In 1887, near the end of her long life, Ernestine Rose declared that "For over fifty years, I have endeavored to promote the rights of humanity without distinction of sex, sect, party, country, or color." She herself experienced discrimination not only because she was female, but also because of her "country" -- she had been born in Poland. Although she lived in the United States for 33 years and was integral to the U.S. women's movement, she remained its only non-native born member and was always called a "foreigner." Even worse, during the 1850s, the anti-immigrant American Party arose. It demanded limits on their entry, a 21-year residence period before citizenship could be applied for, and the restriction of all political offices to the native born. The party's members said they "knew nothing" about it, giving rise to its nickname of the Know Nothing Party. A number of Rose's fellow participants in the women's movement voiced their agreement with its views in her presence.
As a historian, I'm leery of making comparisons between different eras, but the Know Nothings' tenets are amazingly parallel to those of Donald Trump and his attorney general, Jeff Sessions. In his recent speech rescinding DACA, which gave persons brought here as children the right to stay for two years if they had not committed a crime, Sessions harked back to the distant past. He did not invoke the Know Nothings, but rather the severely restrictive 1924 Immigration Act. Designed by a congressional eugenicist, this bill sought to keep the United States "Anglo-Saxon" by outlawing the entry of most Jews, Italians and other southern Europeans, as well as all Asians. In 2015, then Senator Sessions, disparaging the prediction that in a few years "we'll have the highest percentage of Americans non-native born since the founding of the republic," praised this act since it "slowed immigration" and "created the really solid middle class of America." (Thanks to Rachel Maddow for this information.) Sessions also argued falsely this year that DACA was "unconstitutional," that it would take jobs from "hundreds of thousands of Americans," and that it would work against "national security" and "public safety."

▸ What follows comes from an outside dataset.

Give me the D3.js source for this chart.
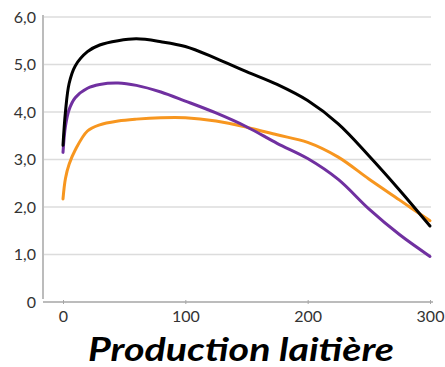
<!DOCTYPE html>
<meta charset="utf-8">
<style>
	body { margin: 0; background: #fff; }
	.grid line { stroke: #dcdcdc; stroke-width: 1.5; }
	.tick-label { font-family: Lato, "Noto Sans", sans-serif; font-size: 16px; fill: #333; }
	.axis-line { stroke: #a6a6a6; stroke-width: 1.5; }
	.series { fill: none; stroke-width: 3; stroke-linecap: round; }
	.title { font-family: Lato, "Noto Sans", sans-serif; font-size: 33px; font-weight: 700; font-style: italic; fill: #000; }
</style>
<div class="vis"></div>
<script src="https://d3js.org/d3.v7.min.js"></script>
<script>
	// Data
	const xValues = [0, 2, 5, 10, 20, 30, 45, 60, 80, 100, 125, 150, 175, 200, 225, 250, 275, 300];
	const blackSeries = [3.3, 4.0, 4.6, 4.97, 5.27, 5.41, 5.5, 5.54, 5.48, 5.38, 5.13, 4.85, 4.58, 4.24, 3.75, 3.08, 2.36, 1.6];
	const purpleSeries = [3.15, 3.7, 4.05, 4.3, 4.5, 4.58, 4.61, 4.56, 4.42, 4.23, 3.98, 3.69, 3.34, 3.02, 2.58, 1.96, 1.42, 0.96];
	const orangeSeries = [2.17, 2.6, 2.9, 3.2, 3.6, 3.73, 3.81, 3.85, 3.88, 3.88, 3.81, 3.68, 3.52, 3.36, 3.05, 2.59, 2.15, 1.71];
	const yTicks = [0, 1, 2, 3, 4, 5, 6];
	const xTicks = [0, 100, 200, 300];
	const title = "Production laitière";

	const series = [
		{ values: orangeSeries, color: "#f7961f" },
		{ values: purpleSeries, color: "#7030a0" },
		{ values: blackSeries, color: "#000000" }
	];

	const W = 445, H = 367;

	let x = d3.scaleLinear().domain([0, 300]).range([63, 430]);
	let y = d3.scaleLinear().domain([0, 6]).range([302, 17]);

	let svg = d3.select(".vis").append("svg")
		.attr("width", W)
		.attr("height", H);

	// grid lines
	svg.append("g").attr("class", "grid")
		.selectAll("line")
		.data(yTicks.filter(d => d > 0))
		.join("line")
			.attr("x1", 44).attr("x2", 431)
			.attr("y1", d => y(d)).attr("y2", d => y(d));

	// y labels
	svg.append("g")
		.selectAll("text")
		.data(yTicks)
		.join("text")
			.attr("class", "tick-label")
			.attr("x", 36)
			.attr("y", d => y(d))
			.attr("dy", "0.35em")
			.attr("text-anchor", "end")
			.text(d => d === 0 ? "0" : d3.format(".1f")(d).replace(".", ","));

	// axes lines
	svg.append("line").attr("class", "axis-line")
		.attr("x1", 43).attr("x2", 43)
		.attr("y1", 15).attr("y2", 299);

	let xAxis = d3.axisBottom(x).tickValues(xTicks).tickSize(3).tickFormat(d3.format("d"));
	let gx = svg.append("g")
		.attr("transform", "translate(0," + y(0) + ")")
		.call(xAxis);
	gx.select(".domain").remove();
	gx.selectAll(".tick line").attr("stroke", "#a6a6a6").attr("y1", -2).attr("y2", 2);
	gx.selectAll(".tick text").attr("class", "tick-label").attr("y", 14).attr("dy", "0.35em").attr("fill", null);
	svg.append("line").attr("class", "axis-line")
		.attr("x1", 43).attr("x2", 433)
		.attr("y1", y(0)).attr("y2", y(0));

	// curves
	let line = d3.line()
		.x((d, i) => x(xValues[i]))
		.y(d => y(d))
		.curve(d3.curveCatmullRom.alpha(0.5));

	svg.append("g")
		.selectAll("path")
		.data(series)
		.join("path")
			.attr("class", "series")
			.attr("stroke", d => d.color)
			.attr("d", d => line(d.values));

	// title
	svg.append("text")
		.attr("class", "title")
		.attr("x", 241)
		.attr("y", 361)
		.attr("text-anchor", "middle")
		.attr("textLength", 306)
		.attr("lengthAdjust", "spacingAndGlyphs")
		.text(title);
</script>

After she left Poland, Ernestine Rose lived in Germany, France, and England before coming here. In London, she met Robert Owen, the industrial-turned-radical, whose expansive view of human rights became her own. "We have been told that Robert Owen was a dreamer," she asserted at a celebration of his life, "and what glorious dreams he dreamt!....It is said that he did not succeed. But where he did not succeed in the past, he will in the future. He shook the foundation of the old system, and left it to time to do the rest."
I believe that time is on the side of those of us who oppose the racism and prejudice exemplified by Trump and Sessions, but our Dreamers, as DACA recipients are called, cannot wait since they will be deported in six months. New York's attorney general, Eric Schneiderman, has already brought a lawsuit arguing that since almost 80% of the Dreamers are of Mexican origin, its rescinding is based on the anti-Mexican discrimination Trump expressed so often during his campaign. The rest of us must continue, as Rose so often urged, to "agitate, agitate" for the causes we believe in, starting with the protection of these involuntary young immigrants.